Throughout all of this, Ryan’s mother never thought about the NHL. Even when college coaches starting calling, even when Ryan’s eventual agent assured her he would have a long NHL career, she didn’t believe it.

“I said, ‘Oh, it just can’t be,’ ” she said. “It’s probably because he was never the superstar on any of the teams he played on, because he didn’t score the goals. Everybody liked the player that scored all the big goals. Ryan was a playmaker. I think he was just never given the kudos.”

Reminded that Ryan is getting the kudos now, she laughed. “Yeah,” she said, “he sure is.”

* * * * *

When the Canucks came to play the Detroit Red Wings in March, their team bus pulled up to a ranch home in a suburban subdivision – Ryan Kesler’s house. He had asked his mother to make a home-cooked meal for the entire team.

“Can I cater it?” his mother asked, according to her recollection.

“No, Mom. A home-cooked meal.”

“Okay. We’ll pull this off.”

With help from family, friends and neighbors, the Keslers served the Canucks steak, pasta, turkey, vegetables, cheesy potatoes, you name it. While some kids waited outside for autographs, the players ate in the same basement where Ryan and his brothers used to play with their mini-sticks.

Ryan had come full circle. After a year at Ohio State and a steady climb in the pros – minor leagues to the NHL; fourth line to third line to the top six – he was now a team leader and a family man. He and his wife, Andrea, had a daughter, Makayla, 3, and an infant son, Ryker.

Once known as an agitator on the ice, Ryan had begun to keep more of an even keel, partly at the direction of management and coaching staff, partly because he didn’t want his young daughter asking why Daddy was sitting alone in the penalty box.

Ryan finished the regular season with 41 goals – 15 more than his career high. He became a finalist for the Selke Trophy as the NHL’s best defensive forward. After finishing second in the voting last year, he is the favorite to win it this year.

“He has more energy at the end of games now, because he’s focused on the play and not focused on the external stuff that’s going on,” Canucks general manager Mike Gillis said. “It’s a maturing process for everybody, and he’s part of the group, and I think we’re all better for it.”

In the first round of the playoffs, Ryan shut down another top two-way player, Jonathan Toews(notes), as the Canucks eliminated their nemeses, the Chicago Blackhawks. In the second round, he factored into 11 of the Canucks’ 14 goals as they beat the Nashville Predators, sparking teammate Alex Burrows to say: “He wants to be our leader. He wants to be our guy that leads us to the promised land.”

How badly does he want it? He took a puck in the face during one game against the Predators, but missed little time because he refused anesthetic while receiving seven stitches inside of his mouth and seven more outside of it.

“Ryan, was that not frozen?” his father asked, according to his recollection.

“No, there wasn’t enough time. I had to get back out.”

“Didn’t that hurt?”

“Dad, they’re putting a needle through your skin and in and out. You feel it. You feel every bit of it.”

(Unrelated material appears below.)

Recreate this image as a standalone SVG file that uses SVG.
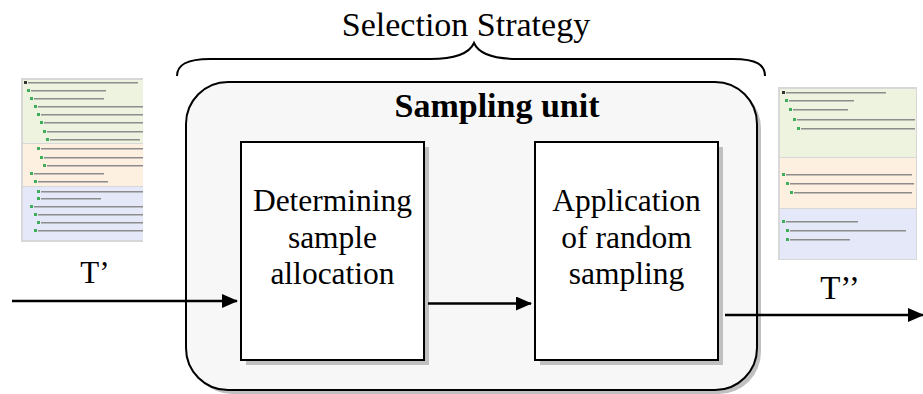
<svg xmlns="http://www.w3.org/2000/svg" width="923" height="394" viewBox="0 0 923 394">
<style>
.t{font-family:"Liberation Serif","Times New Roman",serif;fill:#000;text-anchor:middle}
.box{fill:#fff;stroke:#000;stroke-width:2}
.sh{fill:#c0c0c0}
.conn{stroke:#000;stroke-width:2.5;fill:none}
.ic{fill:#3fae5a}
.ik{fill:#333}
.bar{fill:#8c8c8c}
.g{fill:#eef3df}
.o{fill:#fdf0e1}
.b{fill:#e4e8f8}
</style>
<defs>
<marker id="ah" markerUnits="userSpaceOnUse" markerWidth="16" markerHeight="14" refX="15" refY="7" orient="auto">
<path d="M0,0 L16,7 L0,14 Z" fill="#000"/>
</marker>
<clipPath id="cl"><rect x="21" y="78" width="122" height="164"/></clipPath>
<clipPath id="cr"><rect x="778" y="87" width="139" height="173"/></clipPath>
</defs>
<rect width="923" height="394" fill="#fff"/>

<g id="thumb-left" clip-path="url(#cl)">
<rect x="21" y="78" width="122" height="164" fill="#d8d8d8"/>
<rect class="g" x="23" y="80" width="120" height="63"/>
<rect class="o" x="23" y="144" width="120" height="42"/>
<rect class="b" x="23" y="187" width="120" height="53"/>
<rect class="ik" x="24" y="81" width="3" height="3"/><rect class="bar" x="28" y="82" width="110" height="1.5"/>
<rect class="ic" x="27" y="89" width="3" height="3"/><rect class="bar" x="31" y="90" width="75" height="1.5"/>
<rect class="ic" x="30" y="97" width="3" height="3"/><rect class="bar" x="34" y="98" width="70" height="1.5"/>
<rect class="ic" x="34" y="105" width="3" height="3"/><rect class="bar" x="38" y="106" width="105" height="1.5"/>
<rect class="ic" x="37" y="113" width="3" height="3"/><rect class="bar" x="41" y="114" width="102" height="1.5"/>
<rect class="ic" x="40" y="121" width="3" height="3"/><rect class="bar" x="44" y="122" width="99" height="1.5"/>
<rect class="ic" x="43" y="130" width="3" height="3"/><rect class="bar" x="47" y="131" width="96" height="1.5"/>
<rect class="ic" x="46" y="138" width="3" height="3"/><rect class="bar" x="50" y="139" width="90" height="1.5"/>
<rect class="ic" x="37" y="147" width="3" height="3"/><rect class="bar" x="41" y="148" width="102" height="1.5"/>
<rect class="ic" x="40" y="156" width="3" height="3"/><rect class="bar" x="44" y="157" width="99" height="1.5"/>
<rect class="ic" x="43" y="164" width="3" height="3"/><rect class="bar" x="47" y="165" width="96" height="1.5"/>
<rect class="ic" x="30" y="172" width="3" height="3"/><rect class="bar" x="34" y="173" width="70" height="1.5"/>
<rect class="ic" x="34" y="180" width="3" height="3"/><rect class="bar" x="38" y="181" width="70" height="1.5"/>
<rect class="ic" x="37" y="190" width="3" height="3"/><rect class="bar" x="41" y="191" width="102" height="1.5"/>
<rect class="ic" x="37" y="197" width="3" height="3"/><rect class="bar" x="41" y="198" width="60" height="1.5"/>
<rect class="ic" x="30" y="205" width="3" height="3"/><rect class="bar" x="34" y="206" width="109" height="1.5"/>
<rect class="ic" x="34" y="213" width="3" height="3"/><rect class="bar" x="38" y="214" width="105" height="1.5"/>
<rect class="ic" x="37" y="221" width="3" height="3"/><rect class="bar" x="41" y="222" width="102" height="1.5"/>
<rect class="ic" x="34" y="229" width="3" height="3"/><rect class="bar" x="38" y="230" width="105" height="1.5"/>
</g>

<g id="thumb-right" clip-path="url(#cr)">
<rect x="778" y="87" width="139" height="173" fill="#d8d8d8"/>
<rect class="g" x="780" y="89" width="136" height="68"/>
<rect class="o" x="780" y="158" width="136" height="50"/>
<rect class="b" x="780" y="209" width="136" height="50"/>
<rect class="ik" x="782" y="91" width="3" height="3"/><rect class="bar" x="786" y="92" width="100" height="1.5"/>
<rect class="ic" x="785" y="99" width="3" height="3"/><rect class="bar" x="789" y="100" width="65" height="1.5"/>
<rect class="ic" x="789" y="108" width="3" height="3"/><rect class="bar" x="793" y="109" width="55" height="1.5"/>
<rect class="ic" x="793" y="118" width="3" height="3"/><rect class="bar" x="797" y="119" width="118" height="1.5"/>
<rect class="ic" x="797" y="127" width="3" height="3"/><rect class="bar" x="801" y="128" width="114" height="1.5"/>
<rect class="ic" x="782" y="173" width="3" height="3"/><rect class="bar" x="786" y="174" width="126" height="1.5"/>
<rect class="ic" x="786" y="182" width="3" height="3"/><rect class="bar" x="790" y="183" width="124" height="1.5"/>
<rect class="ic" x="790" y="191" width="3" height="3"/><rect class="bar" x="794" y="192" width="118" height="1.5"/>
<rect class="ic" x="782" y="220" width="3" height="3"/><rect class="bar" x="786" y="221" width="72" height="1.5"/>
<rect class="ic" x="786" y="229" width="3" height="3"/><rect class="bar" x="790" y="230" width="116" height="1.5"/>
<rect class="ic" x="786" y="238" width="3" height="3"/><rect class="bar" x="790" y="239" width="60" height="1.5"/>
</g>

<g id="selection-strategy">
<text class="t" x="466" y="36" font-size="34">Selection Strategy</text>
<path d="M177,76 C177,65 186,59 210,59 L430,59 C458,59 470,52 474,43 C478,52 490,59 518,59 L733,59 C757,59 765,65 765,76" fill="none" stroke="#000" stroke-width="2"/>
</g>

<g id="sampling-unit">
<rect x="190" y="86" width="571" height="308" rx="42" fill="#c0c0c0"/>
<rect x="186" y="82" width="571" height="308" rx="42" fill="#f7f7f7" stroke="#000" stroke-width="2"/>
<text class="t" x="497" y="117" font-size="34" font-weight="bold">Sampling unit</text>
</g>

<g id="determining">
<rect class="sh" x="246" y="147" width="183" height="218"/>
<rect class="box" x="241" y="142" width="183" height="218"/>
<text class="t" font-size="31.5"><tspan x="332.5" y="211">Determining</tspan><tspan x="332.5" y="248">sample</tspan><tspan x="332.5" y="284">allocation</tspan></text>
</g>

<g id="application">
<rect class="sh" x="540" y="147" width="183" height="218"/>
<rect class="box" x="535" y="142" width="183" height="218"/>
<text class="t" font-size="31.5"><tspan x="626.5" y="211">Application</tspan><tspan x="626.5" y="248">of random</tspan><tspan x="626.5" y="284">sampling</tspan></text>
</g>

<g id="connectors">
<line class="conn" x1="12" y1="301" x2="237" y2="301" marker-end="url(#ah)"/>
<line class="conn" x1="428" y1="303.5" x2="531" y2="303.5" marker-end="url(#ah)"/>
<line class="conn" x1="725" y1="315" x2="923" y2="315" marker-end="url(#ah)"/>
</g>

<g id="labels">
<text class="t" x="95" y="283" font-size="31">T’</text>
<text class="t" x="840" y="299" font-size="33">T’’</text>
</g>
</svg>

In the Western Conference final, Ryan backchecked so hard against San Jose Sharks defenseman Dan Boyle(notes) on Tuesday night that he came up lame and dragged his left leg off the ice. His father turned to his mother and suggested he wouldn’t come back, not the way he went to the dressing room. But he did come back. He scored that dramatic tying goal and growled when a reporter asked if he could describe what he had gone through physically.

“I was battling, just like everybody else out there,” he said.

He didn’t sound much different when asked how it felt to make the Stanley Cup final.

“It feels good,” he said, “but it’s going to feel even better fighting to win it.”

Not just to win it. Fighting to win it.

Imagine if the Canucks do win it. Imagine the conversation Ryan Kesler will have with his parents after that game. Imagine the Cup party he might have back home.

His mother still can’t imagine it. She thought the ultimate was when he won silver with Team USA at the Vancouver Olympics last year. Could he win even sweeter silver in Vancouver this year?

“I mean, what else can he do?” Linda Kesler said. “He’s just a normal kid. We’re just a normal family. It just doesn’t seem like this should be happening, but it sure is.”